FESEM images of the synthetized Cr-doped TiO2 nanoparticles

During the drying process, the organic residues are removed from the nanoparticles and a pore structure is created [37]. We expect that with increasing the drying time, the specific surface area of the nanoparticles changes. In order to study the porosity of the prepared Cr-doped TiO2 nanoparticles, Brunauer–Emmett–Teller (BET) analysis was performed. The specific surface area, pore volume and pore diameter of the prepared Cr-doped TiO2 nanoparticles are exhibited in Table 1. As can be seen, the specific surface area increases from 46.4 m2/g (for the sample CT6) to 75.6 m2/g (for the sample CT18) and then decreases to 56. 4 m2/g (for the sample CT24). The increased surface area of CT18 can be helpful to improve the surface reaction of the nanoparticles and dye loading in comparison with CT6 nanoparticles [38]. The obtained results are in good agreement with FESEM images of TiO2 nanoparticles. The results confirm that the discrete TiO2 nanoparticles have higher specific surface area than the aggregated ones. These results also highlight the significant improvement in the specific surface area of the TiO2 nanoparticles that can be achieved by controlling the drying time during the sol–gel process.

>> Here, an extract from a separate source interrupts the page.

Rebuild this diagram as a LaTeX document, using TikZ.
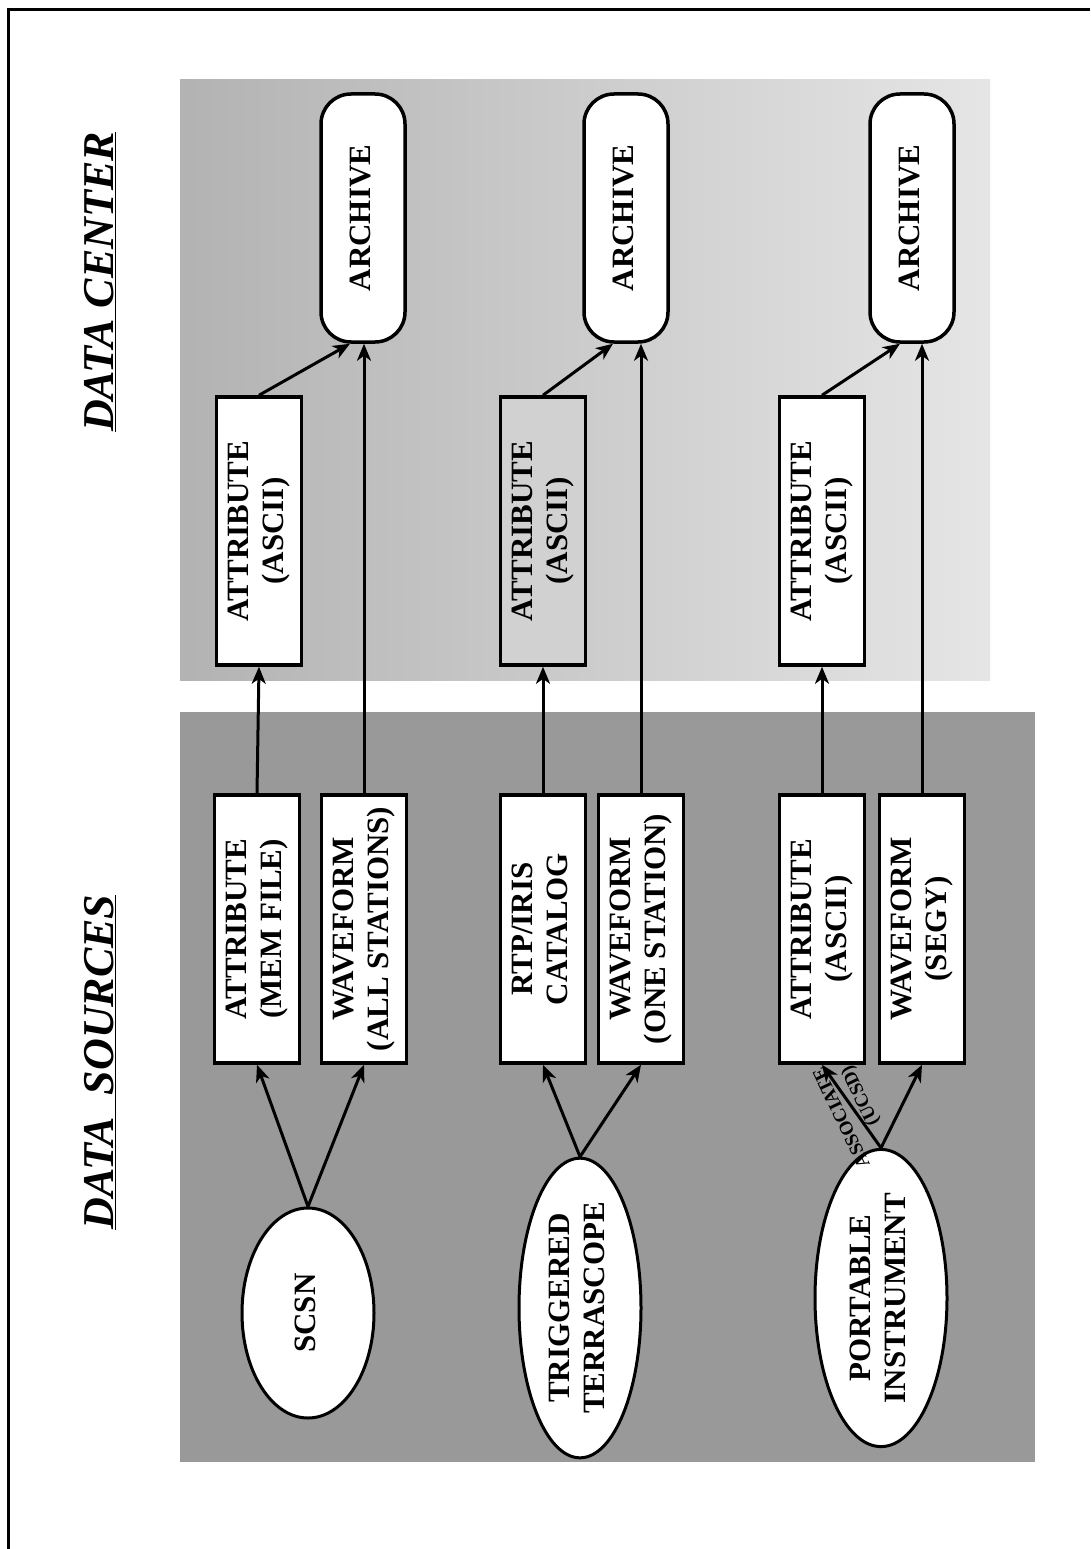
\documentclass[tikz,border=0pt]{standalone}
\usepackage{fontspec}
\setmainfont{Liberation Serif}
\usetikzlibrary{shapes.geometric,arrows.meta,calc}

% text set sideways, reading upwards
\newcommand\vtext[1]{\rotatebox{90}{\begin{tabular}{@{}c@{}}#1\end{tabular}}}

\tikzset{
  boxtext/.style={font=\fontsize{31}{35}\selectfont\bfseries},
  recbox/.style={draw, line width=3.5pt, fill=white, minimum width=85pt,
    minimum height=268pt, inner sep=0pt, boxtext},
  archbox/.style={draw, line width=3.5pt, fill=white, minimum width=84pt,
    minimum height=248pt, rounded corners=30pt, inner sep=0pt, boxtext},
  srcell/.style={draw, ellipse, line width=3pt, fill=white, inner sep=0pt, boxtext},
  heading/.style={rotate=90, font=\fontsize{44}{50}\selectfont\bfseries\itshape},
  arr/.style={line width=3pt, -{Stealth[length=17pt,width=14pt,inset=5pt]}},
  tag/.style={font=\fontsize{19}{22}\selectfont\bfseries, inner sep=0pt, rotate=115.6},
}

\begin{document}
\begin{tikzpicture}[x=1pt,y=-1pt]
\useasboundingbox (0,0) rectangle (1090,1549);
\fill[white] (0,0) rectangle (1090,1549);

% page frame
\draw[line width=3pt] (8,1549) -- (8,10) -- (1090,10);

% shaded areas
\shade[left color=black!30, right color=black!10] (180,80) rectangle (990,680);
\fill[black!40] (180,712) rectangle (1035,1462);

% headings
\node[heading] (hcenter)  at (100,282)  {\underline{DATA CENTER}};
\node[heading] (hsources) at (100,1062) {\underline{DATA\enspace SOURCES}};

% ---- SCSN ----
\node[srcell, minimum width=132pt, minimum height=210pt] (scsn) at (308,1313) {\vtext{SCSN}};
\node[recbox] (sa1) at (257,929) {\vtext{ATTRIBUTE\\(MEM FILE)}};
\node[recbox] (sw1) at (364,929) {\vtext{WAVEFORM\\(ALL STATIONS)}};
\node[recbox] (da1) at (259,531) {\vtext{ATTRIBUTE\\(ASCII)}};
\node[archbox] (ar1) at (363,218) {\vtext{ARCHIVE}};

% ---- Triggered Terrascope ----
\node[srcell, minimum width=122pt, minimum height=225pt] (trig) at (580,1308) {\vtext{TRIGGERED\\TERRASCOPE}};
\node[recbox] (sa2) at (543,929) {\vtext{RTP/IRIS\\CATALOG}};
\node[recbox] (sw2) at (641,929) {\vtext{WAVEFORM\\(ONE STATION)}};
\node[recbox, fill=black!18] (da2) at (543,531) {\vtext{ATTRIBUTE\\(ASCII)}};
\node[archbox] (ar2) at (626,218) {\vtext{ARCHIVE}};

% ---- Portable Instrument ----
\node[srcell, minimum width=132pt, minimum height=212pt] (port) at (881,1298) {\vtext{PORTABLE\\INSTRUMENT}};
\node[recbox] (sa3) at (822,929) {\vtext{ATTRIBUTE\\(ASCII)}};
\node[recbox] (sw3) at (922,929) {\vtext{WAVEFORM\\(SEGY)}};
\node[recbox] (da3) at (822,531) {\vtext{ATTRIBUTE\\(ASCII)}};
\node[archbox] (ar3) at (912,218) {\vtext{ARCHIVE}};

% ---- connectors ----
\draw[arr] (scsn.north) -- (sa1.south);
\draw[arr] (scsn.north) -- (sw1.south);
\draw[arr] (sa1.north) -- (da1.south);
\draw[arr] (sw1.north) -- (sw1.north |- ar1.south);
\draw[arr] (da1.north) -- ($(ar1.south)+(-13,0)$);

\draw[arr] (trig.north) -- (sa2.south);
\draw[arr] (trig.north) -- (sw2.south);
\draw[arr] (sa2.north) -- (da2.south);
\draw[arr] (sw2.north) -- (sw2.north |- ar2.south);
\draw[arr] (da2.north) -- ($(ar2.south)+(-13,0)$);

\draw[arr] (port.north) -- (sa3.south);
\draw[arr] (port.north) -- (sw3.south);
\draw[arr] (sa3.north) -- (da3.south);
\draw[arr] (sw3.north) -- (sw3.north |- ar3.south);
\draw[arr] (da3.north) -- ($(ar3.south)+(-12,0)$);

% labels on both sides of the portable-instrument attribute link
\node[tag] (lassoc) at ($(port.north)!0.44!(sa3.south)+(-14,6.5)$) {ASSOCIATE};
\node[tag] (lucsd)  at ($(port.north)!0.56!(sa3.south)+(13,-6)$) {(UCSD)};
\end{tikzpicture}
\end{document}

Table 1 The results of the BET analysis of the prepared nanoparticles

The photocurrent density–voltage (J–V) characteristics of the Cr-doped TiO2 DSSCs made from Cr-doped TiO2 nanoparticles are illustrated in Fig. 3. The corresponding photovoltaic parameters such as short circuit current (JSC), open circuit voltage (VOC), fill factor (FF) and power conversion efficiency (η) are also listed in Table 2. In order to have a direct comparison, we consider the same thickness for the devices. It can be seen that increasing the drying time of the nanoparticles firstly increases the short circuit current density (JSC) from 6.48 mA/cm2 (CT6-DSSC) to 12.40 mA/cm2 (CT18-DSSC), and then decreases to 4.28 mA/cm2 (CT24-DSSC). Similar behavior is observed in power conversion efficiency. The maximum efficiency is obtained for CT18-DSSC (2.97%). Obviously, the enhanced performance of CT18-DSSC is mainly associated with a remarkable increase in JSC. In our case, the increment in JSC of CT18-DSSC can be ascribed to the higher specific surface area of CT18 nanoparticles in comparison with the other ones which was previously confirmed by the BET experiment. Nanoparticles with higher specific surface area and porosity are desirable for dye-loading [39, 40]. In order to verify the effect of specific surface area on the JSC, dye-loading measurement was carried out. The dye-loading measurement was performed by desorbing the dye in 1 mM NaOH aqueous solution and measuring the UV–visible absorption spectrum [41]. The results show an improvement in dye absorption for the DSSC made from CT18 nanoparticles (CT18-DSSC), as shown in Fig. 4. The higher dye-loading in CT18-DSSC is due to the larger specific surface area of the nanoparticles which in turn, leads to the better performance of the DSSC made from CT18 nanoparticles.

Fig. 3
figure 3

Current density–voltage curves of the fabricated DSSCs

Table 2 Photovoltaic properties of the fabricated DSSCs
Fig. 4
figure 4

UV–vis absorption spectra of N719 dye desorbed from Cr-doped TiO2 photoanodes

The decrease in the value of the VOC with increasing the drying time can also be attributed to the higher specific surface area and porosity of the nanoparticles. Due to having higher surface activity, nanoparticles with higher specific surface area suffer from a higher degree of charge recombination, i.e., the open-circuit voltage decreases with increasing the specific surface area. In order to elucidate the influence of the specific surface area on the charge recombination resistance, the electrochemical impedance spectroscopy was carried out in the frequency range between 0.1 Hz and 100 kHz with an ac-voltage amplitude of 10 mV at the open-circuit potential [42]. The first arc in the high frequency region (left hand side) represents charge transport resistance at the counter electrode/electrolyte interface or FTO/photoanode interface (R1), and the second arc in the intermediate frequency region (right hand side) represents electron recombination resistance at the photoanode/electrolyte interface (R2). The size of the second arc (R2) is an important factor which affects the photovoltaic performance. As can be seen from Fig. 5, the CT18-DSSC exhibits an electron recombination resistance value of 68 Ω, which is significantly smaller than the other ones, signifying fast recombination reaction in this device. Due to having a larger surface area in comparison with the other prepared nanoparticles, the particles dried for 18 h have more trapping sites which facilitate the charge recombination with \(I_{3}^{ - }\) in the electrolyte [43]. Regarding the efficiency enhancement, we conclude that in CT18-DSSC, the effect of the specific surface area on the JSC improvement is predominant in comparison with VOC reduction.

Fig. 5
figure 5

Nyquist plots of the fabricated Cr-doped TiO2-based DSSCs

4 Conclusions

Cr-doped TiO2 nanoparticles were prepared by sol–gel method. It was shown that the time of drying influences the size and porosity of the nanoparticles. Furthermore, the efficiency of the constructed DSSCs was improved by managing the drying time of the Cr-doped TiO2 nanoparticles and reached the maximum of 2.97%. This improvement in the efficiency was attributed to the enhancement of the surface area which enables higher dye-loading and light-harvesting. In addition, EIS measurement revealed that the charge recombination resistance of the fabricated DSSC with CT18-DSSC is smaller than that of the other ones due to the larger surface area. The trade-off between the change in JSC and VOC by the specific surface area determines the amount of the efficiency enhancement.